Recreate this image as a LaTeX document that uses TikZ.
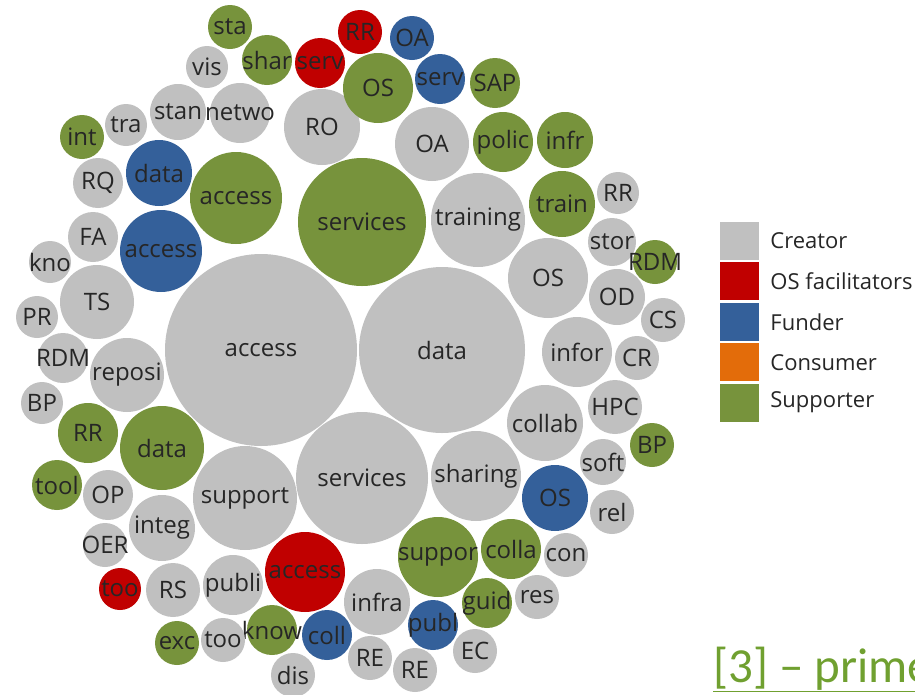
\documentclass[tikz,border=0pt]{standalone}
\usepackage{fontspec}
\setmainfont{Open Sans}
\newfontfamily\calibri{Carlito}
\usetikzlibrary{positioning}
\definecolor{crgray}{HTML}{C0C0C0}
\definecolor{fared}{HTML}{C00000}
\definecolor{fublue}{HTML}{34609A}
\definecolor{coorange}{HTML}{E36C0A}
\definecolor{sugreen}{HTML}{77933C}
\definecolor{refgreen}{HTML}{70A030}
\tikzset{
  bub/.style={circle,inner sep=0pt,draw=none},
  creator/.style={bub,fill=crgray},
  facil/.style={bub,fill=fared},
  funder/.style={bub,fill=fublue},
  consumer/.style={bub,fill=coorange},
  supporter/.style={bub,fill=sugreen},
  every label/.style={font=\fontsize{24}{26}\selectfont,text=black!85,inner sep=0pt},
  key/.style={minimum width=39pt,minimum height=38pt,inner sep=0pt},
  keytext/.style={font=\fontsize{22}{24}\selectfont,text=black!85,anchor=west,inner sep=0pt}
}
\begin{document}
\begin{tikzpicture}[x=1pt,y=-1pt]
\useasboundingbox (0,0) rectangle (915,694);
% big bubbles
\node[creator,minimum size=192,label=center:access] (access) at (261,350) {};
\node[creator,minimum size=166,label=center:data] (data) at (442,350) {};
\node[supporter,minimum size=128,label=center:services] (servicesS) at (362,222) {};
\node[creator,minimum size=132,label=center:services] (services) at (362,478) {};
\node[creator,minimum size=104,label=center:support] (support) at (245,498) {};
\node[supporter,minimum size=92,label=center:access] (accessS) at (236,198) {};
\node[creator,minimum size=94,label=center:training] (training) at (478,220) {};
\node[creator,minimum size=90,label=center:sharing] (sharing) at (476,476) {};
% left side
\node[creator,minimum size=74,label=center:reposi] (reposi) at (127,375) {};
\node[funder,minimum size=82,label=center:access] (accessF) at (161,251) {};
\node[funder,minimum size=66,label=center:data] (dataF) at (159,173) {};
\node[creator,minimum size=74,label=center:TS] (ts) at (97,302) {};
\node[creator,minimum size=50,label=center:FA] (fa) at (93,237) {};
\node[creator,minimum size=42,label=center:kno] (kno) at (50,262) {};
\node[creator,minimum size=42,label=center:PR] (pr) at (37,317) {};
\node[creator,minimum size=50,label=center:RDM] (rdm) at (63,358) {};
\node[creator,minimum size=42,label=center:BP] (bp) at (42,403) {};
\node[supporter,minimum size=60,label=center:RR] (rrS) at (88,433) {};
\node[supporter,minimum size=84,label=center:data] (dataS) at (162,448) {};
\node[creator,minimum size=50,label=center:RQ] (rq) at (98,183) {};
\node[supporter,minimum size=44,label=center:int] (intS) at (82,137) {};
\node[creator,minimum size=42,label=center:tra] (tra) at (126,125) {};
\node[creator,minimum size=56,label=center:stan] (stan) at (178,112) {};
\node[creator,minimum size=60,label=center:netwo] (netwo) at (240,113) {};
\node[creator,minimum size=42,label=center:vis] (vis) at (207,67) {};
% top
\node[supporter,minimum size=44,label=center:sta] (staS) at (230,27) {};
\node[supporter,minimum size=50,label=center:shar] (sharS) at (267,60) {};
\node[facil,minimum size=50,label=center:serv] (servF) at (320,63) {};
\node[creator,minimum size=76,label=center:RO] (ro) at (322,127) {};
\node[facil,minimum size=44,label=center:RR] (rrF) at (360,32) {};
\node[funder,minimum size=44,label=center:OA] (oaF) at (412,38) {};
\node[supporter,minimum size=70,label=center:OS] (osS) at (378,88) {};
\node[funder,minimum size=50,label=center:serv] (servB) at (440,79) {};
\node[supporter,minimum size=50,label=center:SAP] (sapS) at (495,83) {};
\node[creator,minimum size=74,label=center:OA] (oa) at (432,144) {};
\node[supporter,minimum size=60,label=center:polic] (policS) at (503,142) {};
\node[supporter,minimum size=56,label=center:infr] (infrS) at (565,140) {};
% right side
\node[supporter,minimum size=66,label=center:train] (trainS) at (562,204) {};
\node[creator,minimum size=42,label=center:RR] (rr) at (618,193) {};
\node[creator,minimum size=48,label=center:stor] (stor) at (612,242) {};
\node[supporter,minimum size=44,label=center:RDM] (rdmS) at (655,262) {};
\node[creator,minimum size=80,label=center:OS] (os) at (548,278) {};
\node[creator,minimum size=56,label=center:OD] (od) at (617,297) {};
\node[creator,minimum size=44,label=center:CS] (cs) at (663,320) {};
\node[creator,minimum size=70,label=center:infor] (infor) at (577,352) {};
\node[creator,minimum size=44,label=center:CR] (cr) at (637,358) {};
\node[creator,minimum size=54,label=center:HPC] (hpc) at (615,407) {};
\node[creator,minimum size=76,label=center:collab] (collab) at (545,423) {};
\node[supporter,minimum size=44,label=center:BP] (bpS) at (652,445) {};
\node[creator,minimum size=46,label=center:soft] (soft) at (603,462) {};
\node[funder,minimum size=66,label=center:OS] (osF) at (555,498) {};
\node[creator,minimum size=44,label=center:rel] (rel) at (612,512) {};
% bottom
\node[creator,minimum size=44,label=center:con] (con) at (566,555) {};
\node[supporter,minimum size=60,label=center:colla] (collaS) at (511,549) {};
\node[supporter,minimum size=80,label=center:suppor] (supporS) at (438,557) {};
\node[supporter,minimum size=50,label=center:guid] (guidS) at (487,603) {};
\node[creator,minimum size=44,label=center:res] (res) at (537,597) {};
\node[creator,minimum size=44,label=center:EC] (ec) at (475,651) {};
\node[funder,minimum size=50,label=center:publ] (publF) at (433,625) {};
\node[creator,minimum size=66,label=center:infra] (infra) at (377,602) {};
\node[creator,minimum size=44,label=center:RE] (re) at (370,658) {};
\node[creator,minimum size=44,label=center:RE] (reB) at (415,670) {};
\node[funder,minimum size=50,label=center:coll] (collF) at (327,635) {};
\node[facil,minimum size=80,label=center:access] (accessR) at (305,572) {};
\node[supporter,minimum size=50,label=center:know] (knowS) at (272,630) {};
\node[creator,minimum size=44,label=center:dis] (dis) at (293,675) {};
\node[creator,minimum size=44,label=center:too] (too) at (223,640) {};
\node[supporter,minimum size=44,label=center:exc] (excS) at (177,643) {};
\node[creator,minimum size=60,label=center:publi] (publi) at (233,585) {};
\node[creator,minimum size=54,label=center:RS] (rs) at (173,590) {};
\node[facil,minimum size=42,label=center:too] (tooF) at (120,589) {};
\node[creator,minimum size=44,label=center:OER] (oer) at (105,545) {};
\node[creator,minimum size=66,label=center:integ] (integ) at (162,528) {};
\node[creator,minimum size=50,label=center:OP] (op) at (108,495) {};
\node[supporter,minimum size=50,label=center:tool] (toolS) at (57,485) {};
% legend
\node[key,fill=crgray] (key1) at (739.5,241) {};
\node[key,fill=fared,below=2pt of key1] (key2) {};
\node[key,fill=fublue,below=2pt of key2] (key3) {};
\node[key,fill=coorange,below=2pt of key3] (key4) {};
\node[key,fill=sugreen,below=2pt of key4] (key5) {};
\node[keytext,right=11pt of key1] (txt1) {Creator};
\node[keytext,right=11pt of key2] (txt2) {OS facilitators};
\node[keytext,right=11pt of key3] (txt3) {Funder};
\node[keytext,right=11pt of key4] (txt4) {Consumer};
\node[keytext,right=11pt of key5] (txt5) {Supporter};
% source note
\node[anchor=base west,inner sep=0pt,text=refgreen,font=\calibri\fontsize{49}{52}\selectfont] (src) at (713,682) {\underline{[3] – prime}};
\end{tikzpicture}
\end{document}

------------------------------------------------------------------------

• _DIRECTION_:
Write out the material above again, word for word, minus its pictures.

• _WORKED ANSWER_:
Recreate this image as a LaTeX document that uses TikZ.
\documentclass[tikz,border=0pt]{standalone}
\usepackage{fontspec}
\setmainfont{Open Sans}
\newfontfamily\calibri{Carlito}
\usetikzlibrary{positioning}
\definecolor{crgray}{HTML}{C0C0C0}
\definecolor{fared}{HTML}{C00000}
\definecolor{fublue}{HTML}{34609A}
\definecolor{coorange}{HTML}{E36C0A}
\definecolor{sugreen}{HTML}{77933C}
\definecolor{refgreen}{HTML}{70A030}
\tikzset{
  bub/.style={circle,inner sep=0pt,draw=none},
  creator/.style={bub,fill=crgray},
  facil/.style={bub,fill=fared},
  funder/.style={bub,fill=fublue},
  consumer/.style={bub,fill=coorange},
  supporter/.style={bub,fill=sugreen},
  every label/.style={font=\fontsize{24}{26}\selectfont,text=black!85,inner sep=0pt},
  key/.style={minimum width=39pt,minimum height=38pt,inner sep=0pt},
  keytext/.style={font=\fontsize{22}{24}\selectfont,text=black!85,anchor=west,inner sep=0pt}
}
\begin{document}
\begin{tikzpicture}[x=1pt,y=-1pt]
\useasboundingbox (0,0) rectangle (915,694);
% big bubbles
\node[creator,minimum size=192,label=center:access] (access) at (261,350) {};
\node[creator,minimum size=166,label=center:data] (data) at (442,350) {};
\node[supporter,minimum size=128,label=center:services] (servicesS) at (362,222) {};
\node[creator,minimum size=132,label=center:services] (services) at (362,478) {};
\node[creator,minimum size=104,label=center:support] (support) at (245,498) {};
\node[supporter,minimum size=92,label=center:access] (accessS) at (236,198) {};
\node[creator,minimum size=94,label=center:training] (training) at (478,220) {};
\node[creator,minimum size=90,label=center:sharing] (sharing) at (476,476) {};
% left side
\node[creator,minimum size=74,label=center:reposi] (reposi) at (127,375) {};
\node[funder,minimum size=82,label=center:access] (accessF) at (161,251) {};
\node[funder,minimum size=66,label=center:data] (dataF) at (159,173) {};
\node[creator,minimum size=74,label=center:TS] (ts) at (97,302) {};
\node[creator,minimum size=50,label=center:FA] (fa) at (93,237) {};
\node[creator,minimum size=42,label=center:kno] (kno) at (50,262) {};
\node[creator,minimum size=42,label=center:PR] (pr) at (37,317) {};
\node[creator,minimum size=50,label=center:RDM] (rdm) at (63,358) {};
\node[creator,minimum size=42,label=center:BP] (bp) at (42,403) {};
\node[supporter,minimum size=60,label=center:RR] (rrS) at (88,433) {};
\node[supporter,minimum size=84,label=center:data] (dataS) at (162,448) {};
\node[creator,minimum size=50,label=center:RQ] (rq) at (98,183) {};
\node[supporter,minimum size=44,label=center:int] (intS) at (82,137) {};
\node[creator,minimum size=42,label=center:tra] (tra) at (126,125) {};
\node[creator,minimum size=56,label=center:stan] (stan) at (178,112) {};
\node[creator,minimum size=60,label=center:netwo] (netwo) at (240,113) {};
\node[creator,minimum size=42,label=center:vis] (vis) at (207,67) {};
% top
\node[supporter,minimum size=44,label=center:sta] (staS) at (230,27) {};
\node[supporter,minimum size=50,label=center:shar] (sharS) at (267,60) {};
\node[facil,minimum size=50,label=center:serv] (servF) at (320,63) {};
\node[creator,minimum size=76,label=center:RO] (ro) at (322,127) {};
\node[facil,minimum size=44,label=center:RR] (rrF) at (360,32) {};
\node[funder,minimum size=44,label=center:OA] (oaF) at (412,38) {};
\node[supporter,minimum size=70,label=center:OS] (osS) at (378,88) {};
\node[funder,minimum size=50,label=center:serv] (servB) at (440,79) {};
\node[supporter,minimum size=50,label=center:SAP] (sapS) at (495,83) {};
\node[creator,minimum size=74,label=center:OA] (oa) at (432,144) {};
\node[supporter,minimum size=60,label=center:polic] (policS) at (503,142) {};
\node[supporter,minimum size=56,label=center:infr] (infrS) at (565,140) {};
% right side
\node[supporter,minimum size=66,label=center:train] (trainS) at (562,204) {};
\node[creator,minimum size=42,label=center:RR] (rr) at (618,193) {};
\node[creator,minimum size=48,label=center:stor] (stor) at (612,242) {};
\node[supporter,minimum size=44,label=center:RDM] (rdmS) at (655,262) {};
\node[creator,minimum size=80,label=center:OS] (os) at (548,278) {};
\node[creator,minimum size=56,label=center:OD] (od) at (617,297) {};
\node[creator,minimum size=44,label=center:CS] (cs) at (663,320) {};
\node[creator,minimum size=70,label=center:infor] (infor) at (577,352) {};
\node[creator,minimum size=44,label=center:CR] (cr) at (637,358) {};
\node[creator,minimum size=54,label=center:HPC] (hpc) at (615,407) {};
\node[creator,minimum size=76,label=center:collab] (collab) at (545,423) {};
\node[supporter,minimum size=44,label=center:BP] (bpS) at (652,445) {};
\node[creator,minimum size=46,label=center:soft] (soft) at (603,462) {};
\node[funder,minimum size=66,label=center:OS] (osF) at (555,498) {};
\node[creator,minimum size=44,label=center:rel] (rel) at (612,512) {};
% bottom
\node[creator,minimum size=44,label=center:con] (con) at (566,555) {};
\node[supporter,minimum size=60,label=center:colla] (collaS) at (511,549) {};
\node[supporter,minimum size=80,label=center:suppor] (supporS) at (438,557) {};
\node[supporter,minimum size=50,label=center:guid] (guidS) at (487,603) {};
\node[creator,minimum size=44,label=center:res] (res) at (537,597) {};
\node[creator,minimum size=44,label=center:EC] (ec) at (475,651) {};
\node[funder,minimum size=50,label=center:publ] (publF) at (433,625) {};
\node[creator,minimum size=66,label=center:infra] (infra) at (377,602) {};
\node[creator,minimum size=44,label=center:RE] (re) at (370,658) {};
\node[creator,minimum size=44,label=center:RE] (reB) at (415,670) {};
\node[funder,minimum size=50,label=center:coll] (collF) at (327,635) {};
\node[facil,minimum size=80,label=center:access] (accessR) at (305,572) {};
\node[supporter,minimum size=50,label=center:know] (knowS) at (272,630) {};
\node[creator,minimum size=44,label=center:dis] (dis) at (293,675) {};
\node[creator,minimum size=44,label=center:too] (too) at (223,640) {};
\node[supporter,minimum size=44,label=center:exc] (excS) at (177,643) {};
\node[creator,minimum size=60,label=center:publi] (publi) at (233,585) {};
\node[creator,minimum size=54,label=center:RS] (rs) at (173,590) {};
\node[facil,minimum size=42,label=center:too] (tooF) at (120,589) {};
\node[creator,minimum size=44,label=center:OER] (oer) at (105,545) {};
\node[creator,minimum size=66,label=center:integ] (integ) at (162,528) {};
\node[creator,minimum size=50,label=center:OP] (op) at (108,495) {};
\node[supporter,minimum size=50,label=center:tool] (toolS) at (57,485) {};
% legend
\node[key,fill=crgray] (key1) at (739.5,241) {};
\node[key,fill=fared,below=2pt of key1] (key2) {};
\node[key,fill=fublue,below=2pt of key2] (key3) {};
\node[key,fill=coorange,below=2pt of key3] (key4) {};
\node[key,fill=sugreen,below=2pt of key4] (key5) {};
\node[keytext,right=11pt of key1] (txt1) {Creator};
\node[keytext,right=11pt of key2] (txt2) {OS facilitators};
\node[keytext,right=11pt of key3] (txt3) {Funder};
\node[keytext,right=11pt of key4] (txt4) {Consumer};
\node[keytext,right=11pt of key5] (txt5) {Supporter};
% source note
\node[anchor=base west,inner sep=0pt,text=refgreen,font=\calibri\fontsize{49}{52}\selectfont] (src) at (713,682) {\underline{[3] – prime}};
\end{tikzpicture}
\end{document}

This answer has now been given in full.